С одной стороны, я очень долго, целый век, шла к подъезду да еще два века поднималась на лифте на восьмой этаж. А с другой стороны, я так быстро оказалась перед дверью шестьдесят седьмой квартиры, что не успела приготовиться к разговору, собраться с мыслями. М-да, что-то много времени у меня стало уходить на концентрацию, старею, что ли? Позвонила, за дверью раздались неторопливые, уверенные шаги. Валентин Николаевич удивленно смотрел на меня с порога:
— Танечка?
Он стоял очень неудачно, точнее, неудачно с моей точки зрения, загораживая проход и не давая мне возможности пройти. Похоже, он был не слишком рад мне и не собирался приглашать в квартиру. Но меня уже несло. Защебетав что-то жизнерадостно о срочной необходимости с ним пообщаться, я сделала шаг к нему и влево, словно пытаясь пройти. Валентин Николаевич автоматически сдвинулся в сторону, перекрывая дорогу, я лихо скользнула в образовавшийся просвет справа, продолжая щебетать, проскочила коридор и влетела в комнату.
Прорвавшись в комнату, я сразу замолчала. Прямо передо мной, за столом, накрытым плюшевой скатертью, сидел мужчина. Плащ он снял, но в том, что именно этого человека встретила Верочка, сомнений быть не могло. Его маленькое морщинистое личико с острым коротким носиком действительно больше всего напоминало кукиш. Рука моя сама потянулась к очень болезненной шишке на голове. Задев ее, я поморщилась. Мы молча смотрели друг на друга, и, честное слово, я не знала, что делать.
— И что же дальше? — Валентин Николаевич прошел мимо меня, опустился в кресло-качалку.
— Значит, «Талия» у вас? — Я перевела взгляд на него. — И вчера была у вас, когда вы мне рассказывали про Осипова, показывали фотографии, она все время была у вас?
— Пока у меня. — Он лениво качнулся. — А хотите на нее посмотреть? Толя, достань, пожалуйста.
«Кукиш», которого, оказывается, родители в свое время назвали Толей, широко улыбнулся, что вовсе не сделало его симпатичнее, наклонился, выдвинул нижний ящик старинного комода, достал оттуда большую картонную коробку и поставил на стол.

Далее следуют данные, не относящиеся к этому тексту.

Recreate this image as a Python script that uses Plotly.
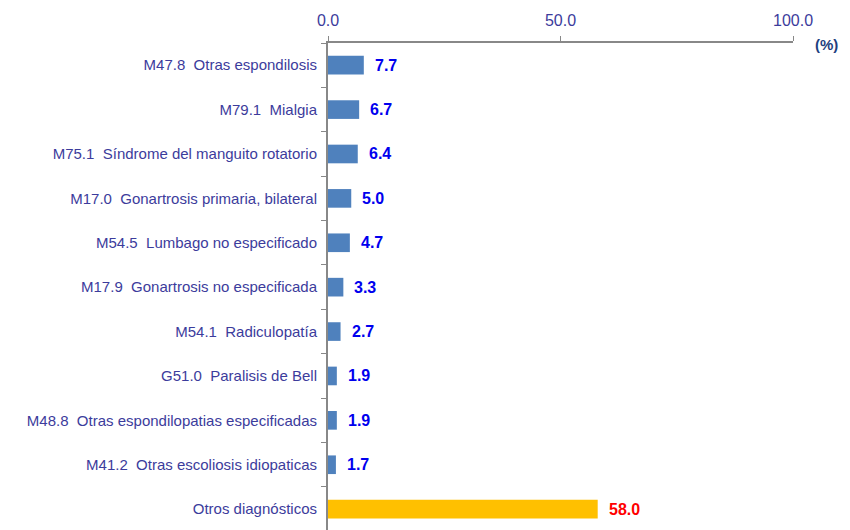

— Прошу, — сказал он громко.
Валентин Николаевич строго на него взглянул, и Толя моментально стушевался, смирно вернулся на свой стул, ссутулился и безразлично прикрыл глаза, словно задремал. Я сняла крышку, вытащила статуэтку, развернула фланелевую тряпку. Да, это была «Талия», никаких сомнений! Она оказалась тяжелее, чем я ожидала. Я поставила статуэтку на стол, убрала на пол коробку и фланель. Я поискала глазами стул, придвинула к себе, села. Мелькнувшая мысль, что сегодня хозяин не слишком гостеприимен и чаю мне не дождаться, вызвала у меня улыбку. Мужчины молча наблюдали за мной.